[SUPPLIED MATERIAL]
* BEGIN *
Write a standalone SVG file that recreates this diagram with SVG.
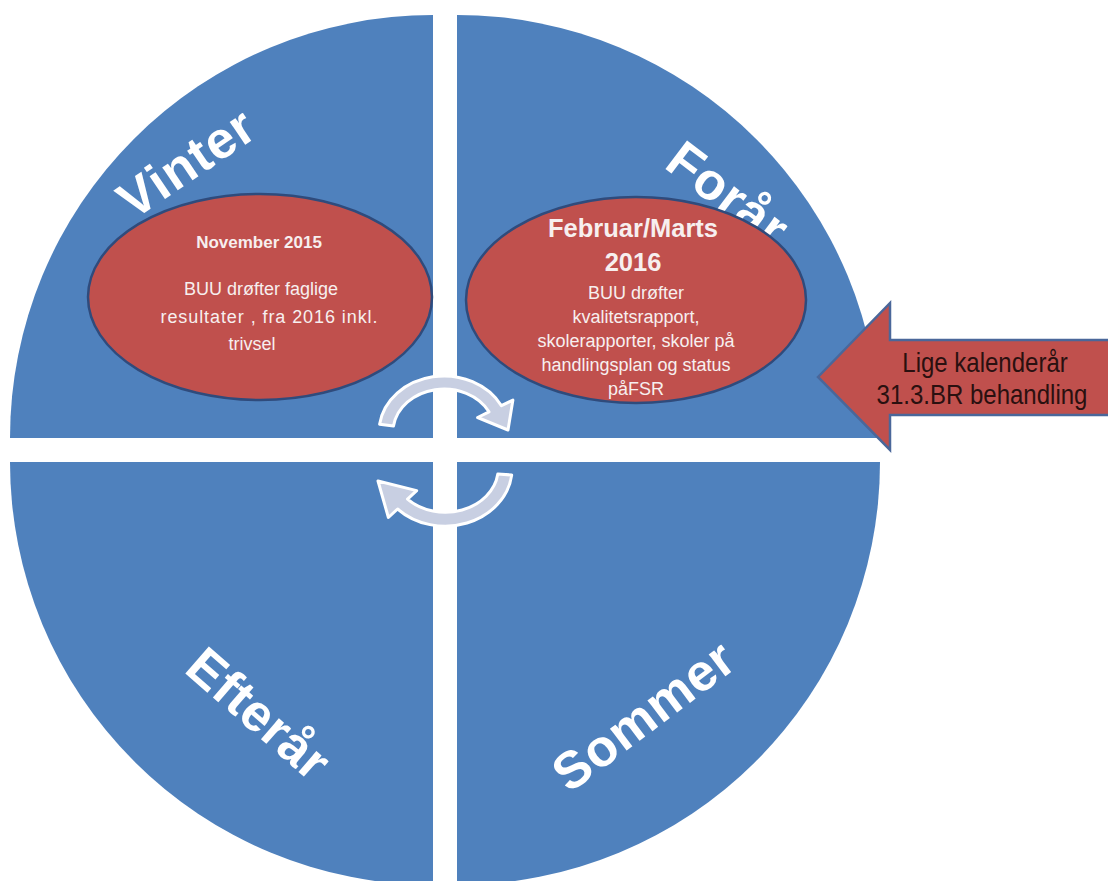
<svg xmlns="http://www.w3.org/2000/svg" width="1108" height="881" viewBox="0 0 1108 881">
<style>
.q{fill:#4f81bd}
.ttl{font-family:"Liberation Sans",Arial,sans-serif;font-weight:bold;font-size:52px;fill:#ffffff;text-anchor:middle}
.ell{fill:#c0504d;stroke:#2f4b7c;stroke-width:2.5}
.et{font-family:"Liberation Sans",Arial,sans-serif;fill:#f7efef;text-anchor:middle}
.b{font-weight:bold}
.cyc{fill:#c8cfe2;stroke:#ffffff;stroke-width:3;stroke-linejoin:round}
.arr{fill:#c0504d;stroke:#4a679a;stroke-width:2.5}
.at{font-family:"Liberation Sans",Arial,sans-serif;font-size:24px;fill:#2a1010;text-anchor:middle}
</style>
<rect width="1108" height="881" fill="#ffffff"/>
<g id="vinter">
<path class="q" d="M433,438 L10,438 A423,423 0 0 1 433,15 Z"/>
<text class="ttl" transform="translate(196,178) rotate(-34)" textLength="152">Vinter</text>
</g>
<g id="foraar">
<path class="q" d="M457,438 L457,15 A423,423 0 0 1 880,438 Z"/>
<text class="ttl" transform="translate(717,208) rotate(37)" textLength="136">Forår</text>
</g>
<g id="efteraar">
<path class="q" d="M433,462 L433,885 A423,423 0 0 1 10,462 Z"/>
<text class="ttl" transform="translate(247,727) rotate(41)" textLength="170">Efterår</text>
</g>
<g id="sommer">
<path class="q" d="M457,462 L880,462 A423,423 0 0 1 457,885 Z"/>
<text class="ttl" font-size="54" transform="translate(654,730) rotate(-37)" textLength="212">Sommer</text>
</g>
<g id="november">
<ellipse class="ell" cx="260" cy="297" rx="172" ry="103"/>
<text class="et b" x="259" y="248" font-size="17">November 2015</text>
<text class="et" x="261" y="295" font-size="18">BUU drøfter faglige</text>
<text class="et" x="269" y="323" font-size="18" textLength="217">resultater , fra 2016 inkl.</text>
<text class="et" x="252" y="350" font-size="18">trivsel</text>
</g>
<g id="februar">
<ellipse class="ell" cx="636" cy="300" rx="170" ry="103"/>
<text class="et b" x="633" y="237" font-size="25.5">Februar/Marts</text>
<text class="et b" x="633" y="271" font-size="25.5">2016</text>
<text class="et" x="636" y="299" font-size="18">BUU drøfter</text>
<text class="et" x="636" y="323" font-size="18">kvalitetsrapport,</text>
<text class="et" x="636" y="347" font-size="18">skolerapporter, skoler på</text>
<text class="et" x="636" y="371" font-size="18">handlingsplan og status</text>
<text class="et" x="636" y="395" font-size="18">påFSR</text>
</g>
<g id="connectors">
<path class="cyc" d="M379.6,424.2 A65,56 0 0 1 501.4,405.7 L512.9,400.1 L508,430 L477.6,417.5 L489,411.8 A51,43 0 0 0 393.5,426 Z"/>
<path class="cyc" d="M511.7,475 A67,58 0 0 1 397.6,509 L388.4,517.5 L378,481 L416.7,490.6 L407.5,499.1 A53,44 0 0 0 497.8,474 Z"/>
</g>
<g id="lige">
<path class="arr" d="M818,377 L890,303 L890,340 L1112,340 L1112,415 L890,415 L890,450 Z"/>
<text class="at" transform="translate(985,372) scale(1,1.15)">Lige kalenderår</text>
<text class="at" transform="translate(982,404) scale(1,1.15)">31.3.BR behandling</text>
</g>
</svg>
* END *
* BEGIN *
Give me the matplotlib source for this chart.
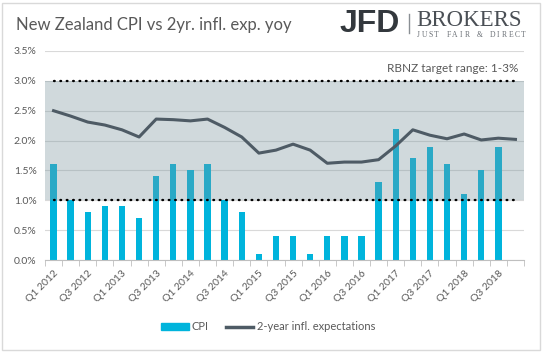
* END *
* BEGIN *
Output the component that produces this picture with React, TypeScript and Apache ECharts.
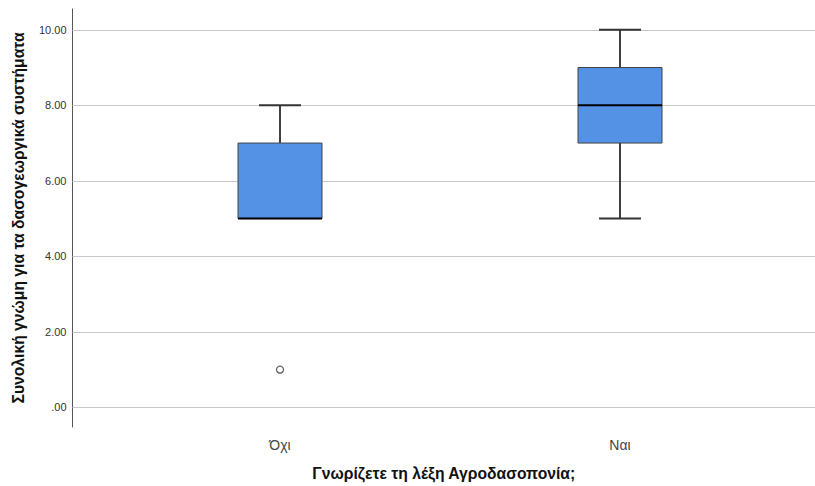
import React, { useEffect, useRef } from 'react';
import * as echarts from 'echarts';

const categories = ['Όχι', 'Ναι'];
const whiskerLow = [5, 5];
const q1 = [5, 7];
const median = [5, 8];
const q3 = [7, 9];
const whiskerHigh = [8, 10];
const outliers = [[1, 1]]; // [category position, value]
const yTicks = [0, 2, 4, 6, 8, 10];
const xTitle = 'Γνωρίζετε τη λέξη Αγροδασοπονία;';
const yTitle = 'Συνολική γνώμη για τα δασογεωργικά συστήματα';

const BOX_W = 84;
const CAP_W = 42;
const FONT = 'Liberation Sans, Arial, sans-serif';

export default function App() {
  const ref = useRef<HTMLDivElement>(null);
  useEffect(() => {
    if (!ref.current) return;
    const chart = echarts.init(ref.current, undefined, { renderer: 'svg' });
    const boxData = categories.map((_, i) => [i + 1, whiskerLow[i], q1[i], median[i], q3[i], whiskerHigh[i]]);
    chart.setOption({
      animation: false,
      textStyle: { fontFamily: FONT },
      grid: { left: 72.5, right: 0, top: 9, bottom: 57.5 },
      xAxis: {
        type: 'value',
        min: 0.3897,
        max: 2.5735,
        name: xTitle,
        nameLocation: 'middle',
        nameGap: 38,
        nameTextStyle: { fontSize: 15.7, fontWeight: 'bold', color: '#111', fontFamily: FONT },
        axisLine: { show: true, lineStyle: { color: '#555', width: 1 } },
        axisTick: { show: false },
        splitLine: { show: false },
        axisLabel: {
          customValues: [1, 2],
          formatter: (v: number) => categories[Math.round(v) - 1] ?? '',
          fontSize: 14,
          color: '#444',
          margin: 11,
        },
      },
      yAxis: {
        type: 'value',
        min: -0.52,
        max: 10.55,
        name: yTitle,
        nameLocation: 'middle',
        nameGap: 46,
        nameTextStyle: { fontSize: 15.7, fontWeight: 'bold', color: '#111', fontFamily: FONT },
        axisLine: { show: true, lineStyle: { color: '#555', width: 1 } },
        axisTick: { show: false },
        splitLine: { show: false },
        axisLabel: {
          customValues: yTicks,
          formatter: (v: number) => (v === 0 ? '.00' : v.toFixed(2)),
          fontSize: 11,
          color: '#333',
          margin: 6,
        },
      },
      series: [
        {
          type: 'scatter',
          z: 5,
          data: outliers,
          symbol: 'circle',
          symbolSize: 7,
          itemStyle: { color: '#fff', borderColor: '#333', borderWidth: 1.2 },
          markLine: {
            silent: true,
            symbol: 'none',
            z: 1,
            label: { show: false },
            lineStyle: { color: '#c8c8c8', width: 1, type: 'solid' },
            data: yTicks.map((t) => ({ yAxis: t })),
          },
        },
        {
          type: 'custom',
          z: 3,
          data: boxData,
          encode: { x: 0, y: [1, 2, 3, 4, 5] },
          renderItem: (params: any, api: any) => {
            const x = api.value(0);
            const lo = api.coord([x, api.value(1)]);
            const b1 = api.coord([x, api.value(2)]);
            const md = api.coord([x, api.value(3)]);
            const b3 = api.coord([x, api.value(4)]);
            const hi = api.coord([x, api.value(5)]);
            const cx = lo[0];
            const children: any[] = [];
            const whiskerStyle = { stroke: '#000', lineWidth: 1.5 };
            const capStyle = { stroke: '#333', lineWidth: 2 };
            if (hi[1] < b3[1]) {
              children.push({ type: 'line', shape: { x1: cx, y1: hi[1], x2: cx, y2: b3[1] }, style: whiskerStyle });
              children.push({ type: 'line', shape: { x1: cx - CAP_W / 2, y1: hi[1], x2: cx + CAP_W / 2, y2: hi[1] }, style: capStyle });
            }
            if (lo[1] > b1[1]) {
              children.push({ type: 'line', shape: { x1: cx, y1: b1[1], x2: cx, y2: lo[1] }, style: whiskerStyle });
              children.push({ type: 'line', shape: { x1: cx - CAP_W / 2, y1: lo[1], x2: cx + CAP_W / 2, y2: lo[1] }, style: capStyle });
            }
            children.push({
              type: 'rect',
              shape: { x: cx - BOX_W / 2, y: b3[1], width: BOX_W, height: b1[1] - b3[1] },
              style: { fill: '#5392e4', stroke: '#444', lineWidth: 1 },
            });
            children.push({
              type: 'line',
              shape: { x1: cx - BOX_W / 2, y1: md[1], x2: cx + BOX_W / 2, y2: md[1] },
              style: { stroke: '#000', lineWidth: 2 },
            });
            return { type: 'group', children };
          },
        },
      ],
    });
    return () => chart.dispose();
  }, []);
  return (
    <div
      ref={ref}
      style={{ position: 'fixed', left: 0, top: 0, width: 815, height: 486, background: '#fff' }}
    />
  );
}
* END *
[EXERCISE OBJECTIVE]
Give again, word for word, the part that opens with the line containing "Output the component" and closes with the one containing "const FONT = 'Liberation". Include both of those lines and skip all pictures.

[EXPECTED ANSWER]
Output the component that produces this picture with React, TypeScript and Apache ECharts.
import React, { useEffect, useRef } from 'react';
import * as echarts from 'echarts';

const categories = ['Όχι', 'Ναι'];
const whiskerLow = [5, 5];
const q1 = [5, 7];
const median = [5, 8];
const q3 = [7, 9];
const whiskerHigh = [8, 10];
const outliers = [[1, 1]]; // [category position, value]
const yTicks = [0, 2, 4, 6, 8, 10];
const xTitle = 'Γνωρίζετε τη λέξη Αγροδασοπονία;';
const yTitle = 'Συνολική γνώμη για τα δασογεωργικά συστήματα';

const BOX_W = 84;
const CAP_W = 42;
const FONT = 'Liberation Sans, Arial, sans-serif';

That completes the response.